Limitations for GO Blockage:

GO Blockage formulation is suited specifically for SBR+ ray tracks, including UTD ray tracks. While GO Blockage for CW and PTD has been implemented for the first time in this release, results can be surprising and/or inaccurate, as a limitation of the methodology.

Summary Workflow for GO Blockage:

Click the Advanced SBR+ Options button to open the SBR+ Advanced Options window. On the Enable tab, Check GO Blockage Options to enable the GO Blockage tab.

On the GO Blockage tab, you have check box options to enable or disable GO Blockage and enable or disable Surface Self-block.

Surface Self-Block: if enabled, the surface where the footprint is radiated from is used for blockage check, that is, anything below the surface with respect to the incoming ray is not in line of sight. If the setting is disabled, the footprint surface is not used for blockage checks (anything below the surface with respect to the incoming ray is in line of sight), but other surfaces are used for blockage.

For example, consider a parametric beam antenna illuminating a series of plates.

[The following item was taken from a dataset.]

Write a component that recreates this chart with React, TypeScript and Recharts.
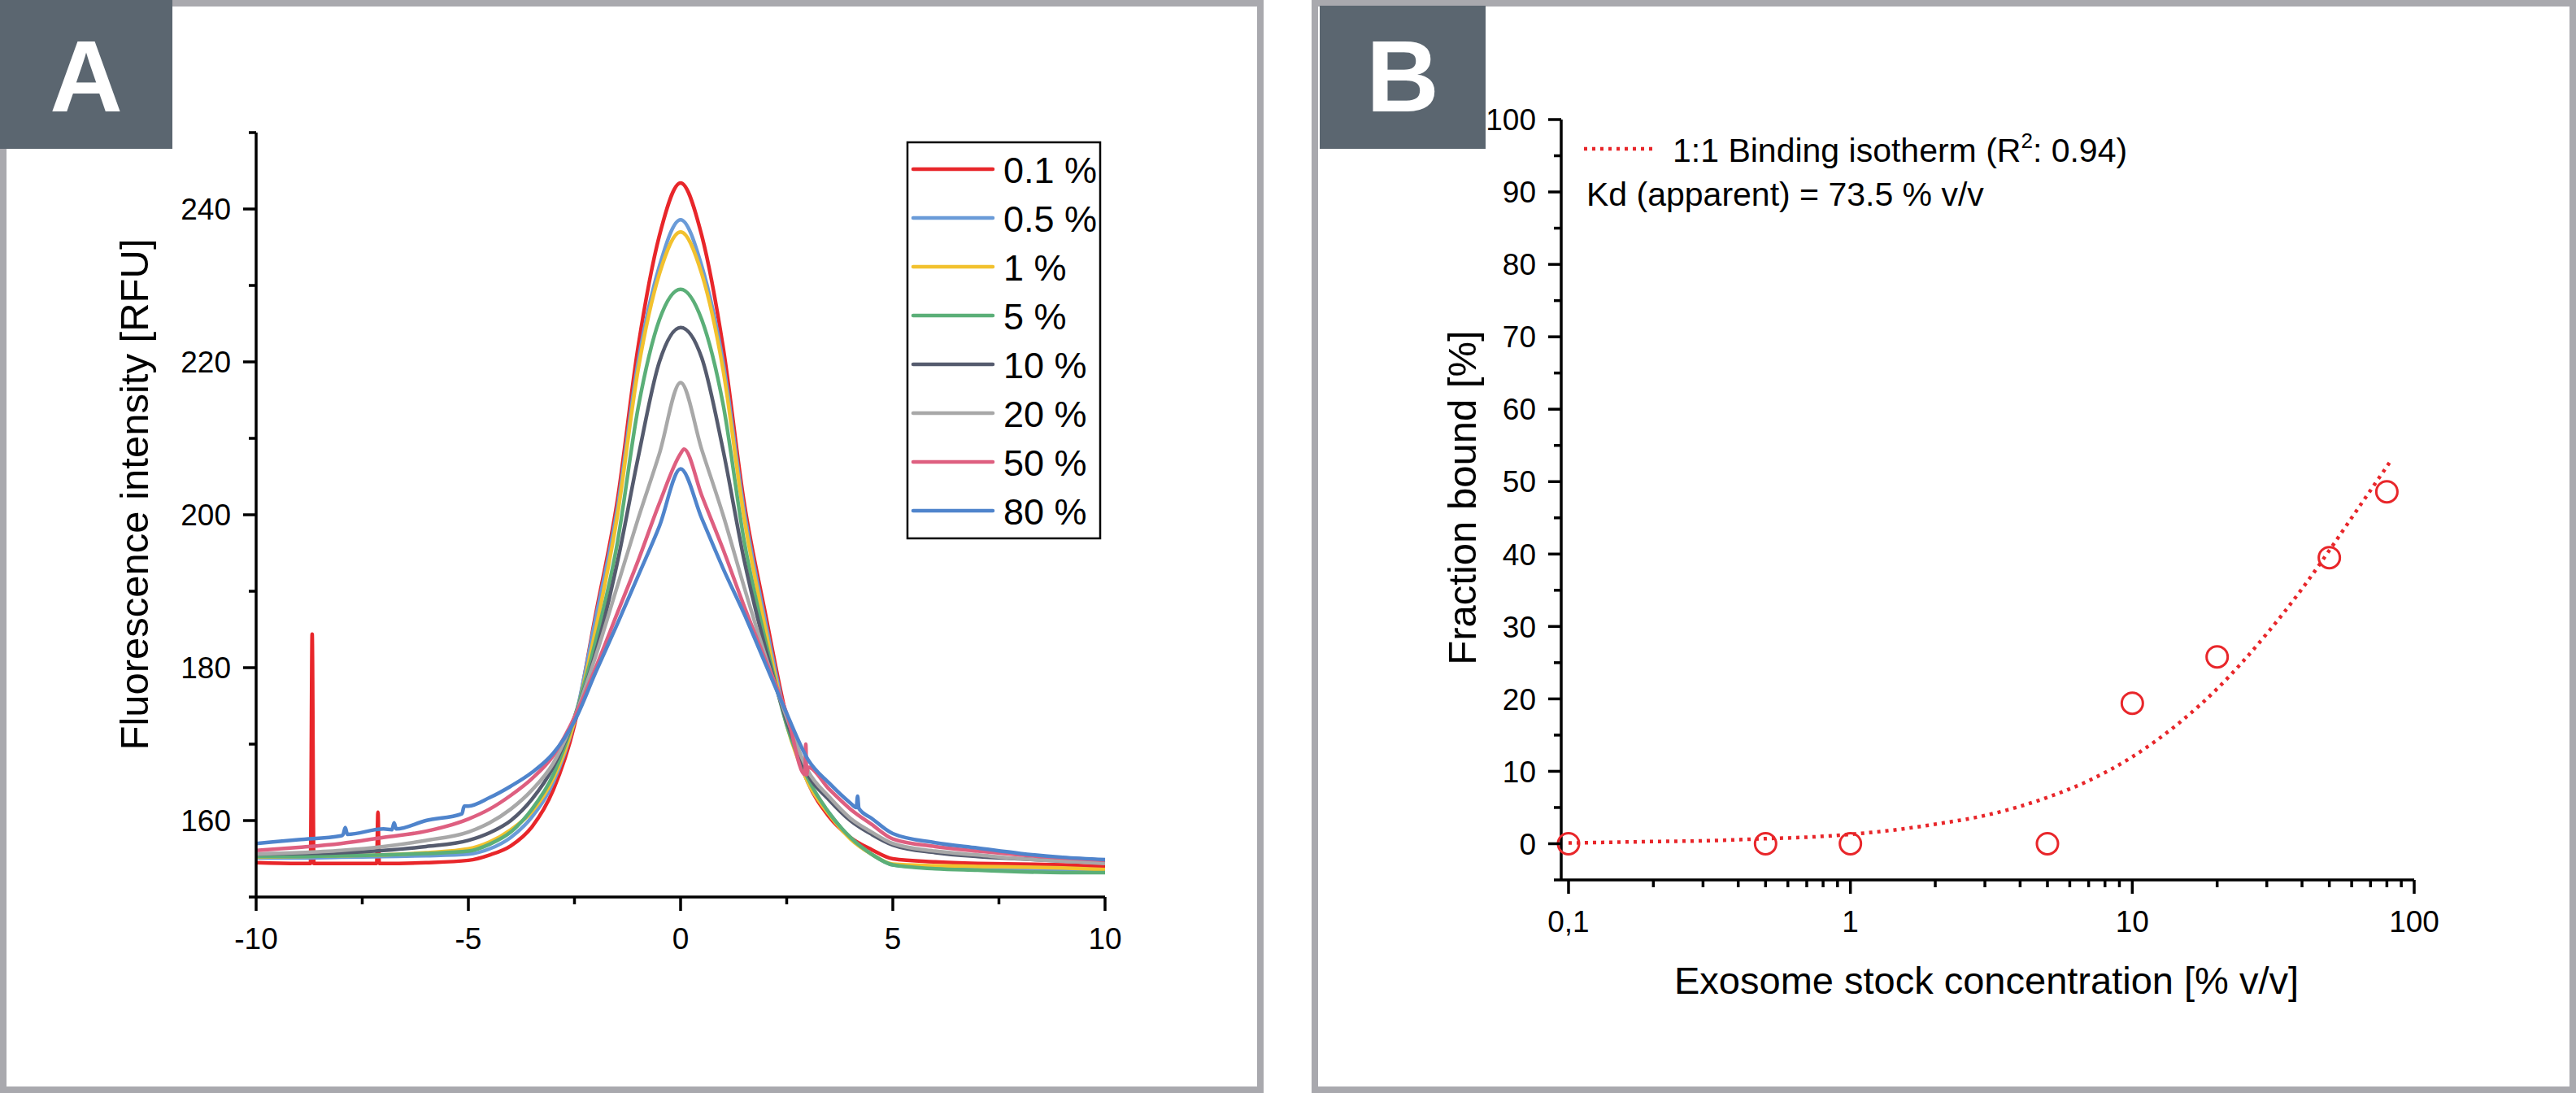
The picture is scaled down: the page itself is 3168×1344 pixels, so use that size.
import { LineChart, Line, XAxis, YAxis, ComposedChart, Scatter } from "recharts";

const FONT = '"Liberation Sans", Arial, Helvetica, sans-serif';
const BORDER = "#A9A9AE";
const BADGE = "#5B6670";
const RED = "#E8262A";

// ---------- panel A: fluorescence traces ----------
const A_X_TICKS = [-10, -7.5, -5, -2.5, 0, 2.5, 5, 7.5, 10];
const A_X_MAJOR = [-10, -5, 0, 5, 10];
const A_Y_TICKS = [150, 160, 170, 180, 190, 200, 210, 220, 230, 240, 250];
const A_Y_MAJOR = [160, 180, 200, 220, 240];

const GRID_X = [
  -10, -9, -8, -7, -6, -5, -4.5, -4, -3.5, -3, -2.5, -2, -1.5, -1, -0.5, 0, 0.5, 1, 1.5, 2, 2.5,
  3, 3.5, 4, 4.5, 5, 6, 7, 8, 9, 10,
];

const RED_V = [
  154.5, 154.4, 154.4, 154.4, 154.5, 154.8, 155.5, 156.7, 159.2, 164, 172.5, 187, 201.5, 222, 236.5,
  243.4, 236.5, 222, 201.5, 187, 173.5, 165, 160.5, 157.8, 156.2, 155, 154.6, 154.4, 154.3, 154.2, 154,
];
const BLUE05_V = [
  155.1, 155.1, 155.2, 155.3, 155.4, 155.6, 156.3, 157.8, 160.5, 165, 173, 186.5, 200.5, 220, 232.5,
  238.6, 232.5, 220, 200.5, 186, 173, 165, 161, 157.7, 155.6, 154.2, 153.8, 153.6, 153.5, 153.4, 153.3,
];
const YELLOW_V = [
  155.2, 155.3, 155.4, 155.5, 155.8, 156.3, 157.2, 158.8, 161.2, 165.5, 173, 185, 199.5, 219, 231.5,
  237, 231.5, 219, 199.5, 185, 172.5, 165, 160.8, 157.6, 155.6, 154.3, 154.1, 154, 153.9, 153.8, 153.6,
];
const GREEN_V = [
  155.3, 155.3, 155.4, 155.5, 155.7, 156, 156.9, 158.5, 161.5, 166, 173.5, 183.5, 196, 214, 225.5,
  229.5, 225.5, 214.5, 196.5, 183.5, 172.5, 165.5, 161, 157.8, 155.6, 154.2, 153.7, 153.5, 153.3, 153.2, 153.2,
];
const DARK_V = [
  155.6, 155.7, 155.8, 156.1, 156.6, 157.4, 158.4, 160, 162.8, 167, 173.5, 182, 193.5, 207.5, 220,
  224.5, 220.5, 208.5, 194, 182.5, 173, 166, 162.7, 160, 158.2, 156.8, 155.8, 155.3, 155, 154.7, 154.5,
];
const GRAY_V = [
  155.6, 155.8, 156.1, 156.6, 157.4, 158.5, 159.7, 161.5, 164, 167.5, 173.5, 181.5, 190.5, 199.5, 208,
  217.3, 208.5, 200, 190.5, 181.5, 173.5, 166.5, 163.1, 160.3, 158.5, 157, 156, 155.5, 155, 154.7, 154.4,
];
const PINK_V = [
  156.1, 156.5, 157, 157.8, 158.6, 160.2, 161.5, 163.3, 165.5, 168.5, 173.5, 180, 187, 194, 201.5,
  208, 202.5, 195.5, 188, 181, 174, 167, 164.1, 161.5, 159.5, 157.6, 156.6, 156, 155.5, 155.1, 154.8,
];
const BLUE80_V = [
  157, 157.5, 158, 158.9, 160, 161.9, 163, 164.5, 166.3, 168.8, 173, 179.4, 185.6, 192, 198.5,
  206, 199.5, 193, 187, 180.5, 174, 168, 164.9, 162.3, 160.3, 158.3, 157.1, 156.4, 155.7, 155.2, 154.9,
];

// spikes and steps in the raw traces
const RED_EXTRA = [
  [-8.72, 154.4], [-8.68, 184.4], [-8.64, 154.4],
  [-7.16, 154.4], [-7.13, 161.1], [-7.1, 154.4],
];
const PINK_EXTRA = [[0.08, 208.6], [2.93, 166], [2.95, 170], [2.97, 166]];
const BLUE80_EXTRA = [
  [-7.95, 158.2], [-7.9, 159.1], [-7.85, 158.2],
  [-6.8, 158.8], [-6.75, 159.7], [-6.7, 158.9],
  [-5.15, 160.9], [-5.1, 161.9],
  [4.14, 161.7], [4.17, 163.2], [4.2, 161.6],
];

const LABELS_A = ["0.1 %", "0.5 %", "1 %", "5 %", "10 %", "20 %", "50 %", "80 %"];
const COLORS_A = ["#E8262A", "#6A9BD8", "#F2C12E", "#5BAF78", "#555B6E", "#A8A8A8", "#DE5F80", "#4F84CC"];
const VALUES_A = [RED_V, BLUE05_V, YELLOW_V, GREEN_V, DARK_V, GRAY_V, PINK_V, BLUE80_V];
const EXTRAS_A = [RED_EXTRA, [], [], [], [], [], PINK_EXTRA, BLUE80_EXTRA];

const buildSeries = (values: number[], extra: number[][]) =>
  GRID_X.map((x, i) => ({ x, v: values[i] }))
    .concat(extra.map(([x, v]) => ({ x, v })))
    .sort((a, b) => a.x - b.x);

// ---------- panel B: binding isotherm ----------
const B_X_MAJOR = [0.1, 1, 10, 100];
const B_X_TICKS = [
  0.1, 0.2, 0.3, 0.4, 0.5, 0.6, 0.7, 0.8, 0.9, 1, 2, 3, 4, 5, 6, 7, 8, 9, 10, 20, 30, 40, 50, 60, 70,
  80, 90, 100,
];
const B_Y_TICKS = [-5, 0, 5, 10, 15, 20, 25, 30, 35, 40, 45, 50, 55, 60, 65, 70, 75, 80, 85, 90, 95, 100];
const B_Y_MAJOR = [0, 10, 20, 30, 40, 50, 60, 70, 80, 90, 100];

const CONC = [0.1, 0.5, 1, 5, 10, 20, 50, 80];
const BOUND = [0, 0, 0, 0, 19.4, 25.8, 39.5, 48.6];

const FIT_X = [0.1, 0.2, 0.3, 0.5, 0.7, 1, 1.5, 2, 3, 5, 7, 10, 15, 20, 30, 40, 50, 60, 70, 82];
const FIT_Y = [0.1, 0.3, 0.4, 0.7, 0.9, 1.3, 2, 2.7, 3.9, 6.4, 8.7, 12, 17, 21.4, 29, 35.2, 40.5, 45, 48.8, 52.7];

const points = CONC.map((x, i) => ({ x, y: BOUND[i] }));
const fit = FIT_X.map((x, i) => ({ x, y: FIT_Y[i] }));

const has = (arr: number[], v: number) => arr.some((a) => Math.abs(a - v) < 1e-9);
const AXIS = { stroke: "#000", strokeWidth: 3.5 };

const leftTick = (major: number[], fs: number, fmt: (v: number) => string) => (props: any) => {
  const { x, y, payload } = props;
  const isMajor = has(major, payload.value);
  const len = isMajor ? 16 : 9;
  return (
    <g>
      <line x1={x - len} x2={x} y1={y} y2={y} stroke="#000" strokeWidth={3.5} />
      {isMajor && (
        <text x={x - 31} y={y + fs * 0.358} textAnchor="end" fontSize={fs} fontFamily={FONT} fill="#000">
          {fmt(payload.value)}
        </text>
      )}
    </g>
  );
};

const bottomTick = (major: number[], fs: number, fmt: (v: number) => string) => (props: any) => {
  const { x, y, payload } = props;
  const isMajor = has(major, payload.value);
  const len = isMajor ? 17 : 9;
  return (
    <g>
      <line x1={x} x2={x} y1={y} y2={y + len} stroke="#000" strokeWidth={3.5} />
      {isMajor && (
        <text x={x} y={y + 64} textAnchor="middle" fontSize={fs} fontFamily={FONT} fill="#000">
          {fmt(payload.value)}
        </text>
      )}
    </g>
  );
};

const fmtA = (v: number) => String(v);
const fmtBx = (v: number) => (v === 0.1 ? "0,1" : String(v));

export default function App() {
  return (
    <div
      style={{
        position: "absolute",
        left: 0,
        top: 0,
        width: 3168,
        height: 1344,
        background: "#fff",
        overflow: "hidden",
        fontFamily: FONT,
      }}
    >
      <div style={{ position: "absolute", left: 0, top: 0, width: 1554, height: 1344, border: `8px solid ${BORDER}`, boxSizing: "border-box" }} />
      <div style={{ position: "absolute", left: 1613, top: 0, width: 1555, height: 1344, border: `8px solid ${BORDER}`, boxSizing: "border-box" }} />

      <div style={{ position: "absolute", left: 0, top: 0 }}>
        <LineChart width={1400} height={1200} margin={{ top: 163, right: 41, bottom: 0, left: 0 }}>
          <XAxis
            dataKey="x"
            type="number"
            domain={[-10, 10]}
            ticks={A_X_TICKS}
            interval={0}
            height={97}
            tickSize={0}
            tickMargin={0}
            tickLine={false}
            axisLine={AXIS}
            tick={bottomTick(A_X_MAJOR, 37, fmtA)}
          />
          <YAxis
            type="number"
            domain={[150, 250]}
            ticks={A_Y_TICKS}
            interval={0}
            width={315}
            tickSize={0}
            tickMargin={0}
            tickLine={false}
            axisLine={AXIS}
            tick={leftTick(A_Y_MAJOR, 37, fmtA)}
          />
          {VALUES_A.map((vals, i) => (
            <Line
              key={LABELS_A[i]}
              data={buildSeries(vals, EXTRAS_A[i])}
              dataKey="v"
              type="monotone"
              stroke={COLORS_A[i]}
              strokeWidth={4.5}
              dot={false}
              isAnimationActive={false}
            />
          ))}
        </LineChart>
      </div>

      <div style={{ position: "absolute", left: 1623, top: 0 }}>
        <ComposedChart width={1500} height={1300} margin={{ top: 147, right: 154, bottom: 0, left: 0 }}>
          <XAxis
            dataKey="x"
            type="number"
            scale="log"
            domain={[0.0942, 100]}
            ticks={B_X_TICKS}
            interval={0}
            height={218}
            tickSize={0}
            tickMargin={0}
            tickLine={false}
            axisLine={AXIS}
            tick={bottomTick(B_X_MAJOR, 37, fmtBx)}
          />
          <YAxis
            dataKey="y"
            type="number"
            domain={[-5, 100]}
            ticks={B_Y_TICKS}
            interval={0}
            width={297}
            tickSize={0}
            tickMargin={0}
            tickLine={false}
            axisLine={AXIS}
            tick={leftTick(B_Y_MAJOR, 37, fmtA)}
          />
          <Line
            data={fit}
            dataKey="y"
            type="monotone"
            stroke={RED}
            strokeWidth={4.5}
            strokeDasharray="4 6"
            dot={false}
            isAnimationActive={false}
          />
          <Scatter
            data={points}
            dataKey="y"
            isAnimationActive={false}
            shape={(p: any) => <circle cx={p.cx} cy={p.cy} r={13} fill="none" stroke={RED} strokeWidth={3} />}
          />
        </ComposedChart>
      </div>

      <svg width={3168} height={1344} style={{ position: "absolute", left: 0, top: 0, pointerEvents: "none" }}>
        <rect x={0} y={0} width={212} height={183} fill={BADGE} />
        <text x={106} y={137} textAnchor="middle" fontSize={124} fontWeight="bold" fill="#fff" fontFamily={FONT}>
          A
        </text>
        <rect x={1623} y={7} width={204} height={176} fill={BADGE} />
        <text x={1725} y={137} textAnchor="middle" fontSize={124} fontWeight="bold" fill="#fff" fontFamily={FONT}>
          B
        </text>

        <text transform="translate(182,608) rotate(-90)" textAnchor="middle" fontSize={49} fill="#000" fontFamily={FONT}>
          Fluorescence intensity [RFU]
        </text>

        <rect x={1116} y={175} width={237} height={487} fill="#fff" stroke="#000" strokeWidth={2.5} />
        {LABELS_A.map((name, i) => (
          <g key={name}>
            <line x1={1123} x2={1221} y1={208 + i * 60} y2={208 + i * 60} stroke={COLORS_A[i]} strokeWidth={4.5} strokeLinecap="round" />
            <text x={1234} y={225 + i * 60} fontSize={45} fill="#000" fontFamily={FONT}>
              {name}
            </text>
          </g>
        ))}

        <text transform="translate(1815,612) rotate(-90)" textAnchor="middle" fontSize={49} fill="#000" fontFamily={FONT}>
          Fraction bound [%]
        </text>
        <text x={2443} y={1222} textAnchor="middle" fontSize={47} fill="#000" fontFamily={FONT}>
          Exosome stock concentration [% v/v]
        </text>

        <line x1={1948} x2={2034} y1={183} y2={183} stroke={RED} strokeWidth={4.5} strokeDasharray="4 6" />
        <text x={2057} y={199} fontSize={41} fill="#000" fontFamily={FONT}>
          1:1 Binding isotherm (R
          <tspan fontSize={26} dy={-17}>2</tspan>
          <tspan dy={17}>: 0.94)</tspan>
        </text>
        <text x={1951} y={253} fontSize={41} fill="#000" fontFamily={FONT}>
          Kd (apparent) = 73.5 % v/v
        </text>
      </svg>
    </div>
  );
}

In the plots, the shadows behind the plates are much more pronounced with GO Blockage enabled, but the fields have non-physical discontinuities.

• Enable SBR+ Self Coupling computation capability for driven designs means that the diagonal S-param term takes into consideration the SBR+ scattering effect, and is more accurate. For a discussion of SBR coupling see, Select Tx/Rx Antennas for SBR+ Solutions.